== TASK DETAILS ==
Your task is to give the data again, exactly, with every line intact.
## START DATA EXTRACT
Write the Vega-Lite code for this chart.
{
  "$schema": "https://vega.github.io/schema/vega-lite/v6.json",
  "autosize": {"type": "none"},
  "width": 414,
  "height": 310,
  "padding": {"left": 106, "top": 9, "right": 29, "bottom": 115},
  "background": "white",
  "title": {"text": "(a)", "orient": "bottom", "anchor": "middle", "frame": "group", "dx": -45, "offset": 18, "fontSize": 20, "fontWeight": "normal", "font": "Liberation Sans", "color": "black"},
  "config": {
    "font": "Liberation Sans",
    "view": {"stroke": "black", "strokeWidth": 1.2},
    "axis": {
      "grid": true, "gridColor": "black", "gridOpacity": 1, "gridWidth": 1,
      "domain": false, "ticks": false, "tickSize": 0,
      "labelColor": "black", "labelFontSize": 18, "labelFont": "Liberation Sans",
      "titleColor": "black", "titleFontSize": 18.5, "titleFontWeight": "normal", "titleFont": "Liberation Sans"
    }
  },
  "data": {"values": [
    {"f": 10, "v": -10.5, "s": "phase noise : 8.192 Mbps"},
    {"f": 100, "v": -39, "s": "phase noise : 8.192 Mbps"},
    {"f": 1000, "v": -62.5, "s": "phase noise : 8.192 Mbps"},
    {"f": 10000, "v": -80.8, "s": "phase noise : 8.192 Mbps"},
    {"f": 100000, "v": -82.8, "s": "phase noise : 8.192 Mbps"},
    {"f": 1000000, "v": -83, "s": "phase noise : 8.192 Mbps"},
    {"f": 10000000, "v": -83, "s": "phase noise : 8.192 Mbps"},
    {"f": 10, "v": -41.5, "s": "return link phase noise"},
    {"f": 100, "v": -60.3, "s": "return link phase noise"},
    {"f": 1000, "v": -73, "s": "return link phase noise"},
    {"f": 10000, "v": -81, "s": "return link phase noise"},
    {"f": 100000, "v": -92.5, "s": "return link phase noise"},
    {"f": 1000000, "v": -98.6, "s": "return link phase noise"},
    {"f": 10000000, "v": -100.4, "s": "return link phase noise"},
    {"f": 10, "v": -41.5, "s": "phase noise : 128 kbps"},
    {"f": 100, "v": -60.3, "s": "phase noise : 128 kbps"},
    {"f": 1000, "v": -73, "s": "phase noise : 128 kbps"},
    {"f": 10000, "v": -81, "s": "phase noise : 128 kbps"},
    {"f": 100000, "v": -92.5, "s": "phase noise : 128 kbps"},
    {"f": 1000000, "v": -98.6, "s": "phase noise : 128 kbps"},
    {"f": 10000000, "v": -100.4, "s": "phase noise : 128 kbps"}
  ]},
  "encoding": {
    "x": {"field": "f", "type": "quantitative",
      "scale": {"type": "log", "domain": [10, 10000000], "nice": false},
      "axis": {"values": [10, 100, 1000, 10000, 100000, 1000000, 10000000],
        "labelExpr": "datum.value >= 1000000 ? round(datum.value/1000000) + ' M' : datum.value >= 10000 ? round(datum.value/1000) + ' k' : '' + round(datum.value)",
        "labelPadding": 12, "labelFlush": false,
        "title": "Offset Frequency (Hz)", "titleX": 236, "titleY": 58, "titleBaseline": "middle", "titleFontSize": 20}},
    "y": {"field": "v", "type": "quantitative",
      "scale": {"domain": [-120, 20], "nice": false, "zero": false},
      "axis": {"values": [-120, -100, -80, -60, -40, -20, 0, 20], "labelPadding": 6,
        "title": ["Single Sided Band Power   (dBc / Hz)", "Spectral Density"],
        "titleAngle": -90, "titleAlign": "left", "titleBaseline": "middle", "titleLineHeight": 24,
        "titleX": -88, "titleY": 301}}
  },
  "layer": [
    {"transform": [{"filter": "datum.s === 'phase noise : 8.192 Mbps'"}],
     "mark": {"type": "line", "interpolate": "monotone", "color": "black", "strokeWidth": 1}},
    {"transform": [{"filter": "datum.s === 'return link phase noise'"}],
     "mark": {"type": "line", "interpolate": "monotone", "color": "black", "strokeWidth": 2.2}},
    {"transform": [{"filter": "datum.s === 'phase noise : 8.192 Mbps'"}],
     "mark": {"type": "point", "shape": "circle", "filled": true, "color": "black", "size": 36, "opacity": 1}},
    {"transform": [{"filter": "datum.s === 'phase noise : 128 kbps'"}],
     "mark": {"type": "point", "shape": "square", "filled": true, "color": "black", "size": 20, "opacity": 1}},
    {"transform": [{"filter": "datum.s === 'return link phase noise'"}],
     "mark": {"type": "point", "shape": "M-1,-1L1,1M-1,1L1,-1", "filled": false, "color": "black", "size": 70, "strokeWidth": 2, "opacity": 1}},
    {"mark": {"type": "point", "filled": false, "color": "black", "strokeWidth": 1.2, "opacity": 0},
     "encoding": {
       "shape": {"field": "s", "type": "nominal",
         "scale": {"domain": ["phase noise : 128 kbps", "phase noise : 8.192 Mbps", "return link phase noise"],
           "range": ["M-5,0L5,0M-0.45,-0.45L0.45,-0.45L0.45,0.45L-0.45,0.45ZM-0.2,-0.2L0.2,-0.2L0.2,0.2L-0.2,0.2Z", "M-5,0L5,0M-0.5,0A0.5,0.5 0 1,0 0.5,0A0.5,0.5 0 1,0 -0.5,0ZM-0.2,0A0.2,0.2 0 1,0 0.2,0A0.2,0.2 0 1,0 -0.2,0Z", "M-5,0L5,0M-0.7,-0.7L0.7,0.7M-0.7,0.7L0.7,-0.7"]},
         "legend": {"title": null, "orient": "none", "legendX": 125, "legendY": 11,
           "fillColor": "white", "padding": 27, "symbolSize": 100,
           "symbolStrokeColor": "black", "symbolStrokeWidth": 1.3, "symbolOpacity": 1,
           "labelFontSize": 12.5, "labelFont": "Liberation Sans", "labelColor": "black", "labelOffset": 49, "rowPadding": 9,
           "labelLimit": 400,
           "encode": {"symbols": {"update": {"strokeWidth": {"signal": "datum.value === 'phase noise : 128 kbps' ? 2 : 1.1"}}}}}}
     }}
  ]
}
## END DATA EXTRACT
== SOLUTION FOR THIS EXERCISE ==
Write the Vega-Lite code for this chart.
{
  "$schema": "https://vega.github.io/schema/vega-lite/v6.json",
  "autosize": {"type": "none"},
  "width": 414,
  "height": 310,
  "padding": {"left": 106, "top": 9, "right": 29, "bottom": 115},
  "background": "white",
  "title": {"text": "(a)", "orient": "bottom", "anchor": "middle", "frame": "group", "dx": -45, "offset": 18, "fontSize": 20, "fontWeight": "normal", "font": "Liberation Sans", "color": "black"},
  "config": {
    "font": "Liberation Sans",
    "view": {"stroke": "black", "strokeWidth": 1.2},
    "axis": {
      "grid": true, "gridColor": "black", "gridOpacity": 1, "gridWidth": 1,
      "domain": false, "ticks": false, "tickSize": 0,
      "labelColor": "black", "labelFontSize": 18, "labelFont": "Liberation Sans",
      "titleColor": "black", "titleFontSize": 18.5, "titleFontWeight": "normal", "titleFont": "Liberation Sans"
    }
  },
  "data": {"values": [
    {"f": 10, "v": -10.5, "s": "phase noise : 8.192 Mbps"},
    {"f": 100, "v": -39, "s": "phase noise : 8.192 Mbps"},
    {"f": 1000, "v": -62.5, "s": "phase noise : 8.192 Mbps"},
    {"f": 10000, "v": -80.8, "s": "phase noise : 8.192 Mbps"},
    {"f": 100000, "v": -82.8, "s": "phase noise : 8.192 Mbps"},
    {"f": 1000000, "v": -83, "s": "phase noise : 8.192 Mbps"},
    {"f": 10000000, "v": -83, "s": "phase noise : 8.192 Mbps"},
    {"f": 10, "v": -41.5, "s": "return link phase noise"},
    {"f": 100, "v": -60.3, "s": "return link phase noise"},
    {"f": 1000, "v": -73, "s": "return link phase noise"},
    {"f": 10000, "v": -81, "s": "return link phase noise"},
    {"f": 100000, "v": -92.5, "s": "return link phase noise"},
    {"f": 1000000, "v": -98.6, "s": "return link phase noise"},
    {"f": 10000000, "v": -100.4, "s": "return link phase noise"},
    {"f": 10, "v": -41.5, "s": "phase noise : 128 kbps"},
    {"f": 100, "v": -60.3, "s": "phase noise : 128 kbps"},
    {"f": 1000, "v": -73, "s": "phase noise : 128 kbps"},
    {"f": 10000, "v": -81, "s": "phase noise : 128 kbps"},
    {"f": 100000, "v": -92.5, "s": "phase noise : 128 kbps"},
    {"f": 1000000, "v": -98.6, "s": "phase noise : 128 kbps"},
    {"f": 10000000, "v": -100.4, "s": "phase noise : 128 kbps"}
  ]},
  "encoding": {
    "x": {"field": "f", "type": "quantitative",
      "scale": {"type": "log", "domain": [10, 10000000], "nice": false},
      "axis": {"values": [10, 100, 1000, 10000, 100000, 1000000, 10000000],
        "labelExpr": "datum.value >= 1000000 ? round(datum.value/1000000) + ' M' : datum.value >= 10000 ? round(datum.value/1000) + ' k' : '' + round(datum.value)",
        "labelPadding": 12, "labelFlush": false,
        "title": "Offset Frequency (Hz)", "titleX": 236, "titleY": 58, "titleBaseline": "middle", "titleFontSize": 20}},
    "y": {"field": "v", "type": "quantitative",
      "scale": {"domain": [-120, 20], "nice": false, "zero": false},
      "axis": {"values": [-120, -100, -80, -60, -40, -20, 0, 20], "labelPadding": 6,
        "title": ["Single Sided Band Power   (dBc / Hz)", "Spectral Density"],
        "titleAngle": -90, "titleAlign": "left", "titleBaseline": "middle", "titleLineHeight": 24,
        "titleX": -88, "titleY": 301}}
  },
  "layer": [
    {"transform": [{"filter": "datum.s === 'phase noise : 8.192 Mbps'"}],
     "mark": {"type": "line", "interpolate": "monotone", "color": "black", "strokeWidth": 1}},
    {"transform": [{"filter": "datum.s === 'return link phase noise'"}],
     "mark": {"type": "line", "interpolate": "monotone", "color": "black", "strokeWidth": 2.2}},
    {"transform": [{"filter": "datum.s === 'phase noise : 8.192 Mbps'"}],
     "mark": {"type": "point", "shape": "circle", "filled": true, "color": "black", "size": 36, "opacity": 1}},
    {"transform": [{"filter": "datum.s === 'phase noise : 128 kbps'"}],
     "mark": {"type": "point", "shape": "square", "filled": true, "color": "black", "size": 20, "opacity": 1}},
    {"transform": [{"filter": "datum.s === 'return link phase noise'"}],
     "mark": {"type": "point", "shape": "M-1,-1L1,1M-1,1L1,-1", "filled": false, "color": "black", "size": 70, "strokeWidth": 2, "opacity": 1}},
    {"mark": {"type": "point", "filled": false, "color": "black", "strokeWidth": 1.2, "opacity": 0},
     "encoding": {
       "shape": {"field": "s", "type": "nominal",
         "scale": {"domain": ["phase noise : 128 kbps", "phase noise : 8.192 Mbps", "return link phase noise"],
           "range": ["M-5,0L5,0M-0.45,-0.45L0.45,-0.45L0.45,0.45L-0.45,0.45ZM-0.2,-0.2L0.2,-0.2L0.2,0.2L-0.2,0.2Z", "M-5,0L5,0M-0.5,0A0.5,0.5 0 1,0 0.5,0A0.5,0.5 0 1,0 -0.5,0ZM-0.2,0A0.2,0.2 0 1,0 0.2,0A0.2,0.2 0 1,0 -0.2,0Z", "M-5,0L5,0M-0.7,-0.7L0.7,0.7M-0.7,0.7L0.7,-0.7"]},
         "legend": {"title": null, "orient": "none", "legendX": 125, "legendY": 11,
           "fillColor": "white", "padding": 27, "symbolSize": 100,
           "symbolStrokeColor": "black", "symbolStrokeWidth": 1.3, "symbolOpacity": 1,
           "labelFontSize": 12.5, "labelFont": "Liberation Sans", "labelColor": "black", "labelOffset": 49, "rowPadding": 9,
           "labelLimit": 400,
           "encode": {"symbols": {"update": {"strokeWidth": {"signal": "datum.value === 'phase noise : 128 kbps' ? 2 : 1.1"}}}}}}
     }}
  ]
}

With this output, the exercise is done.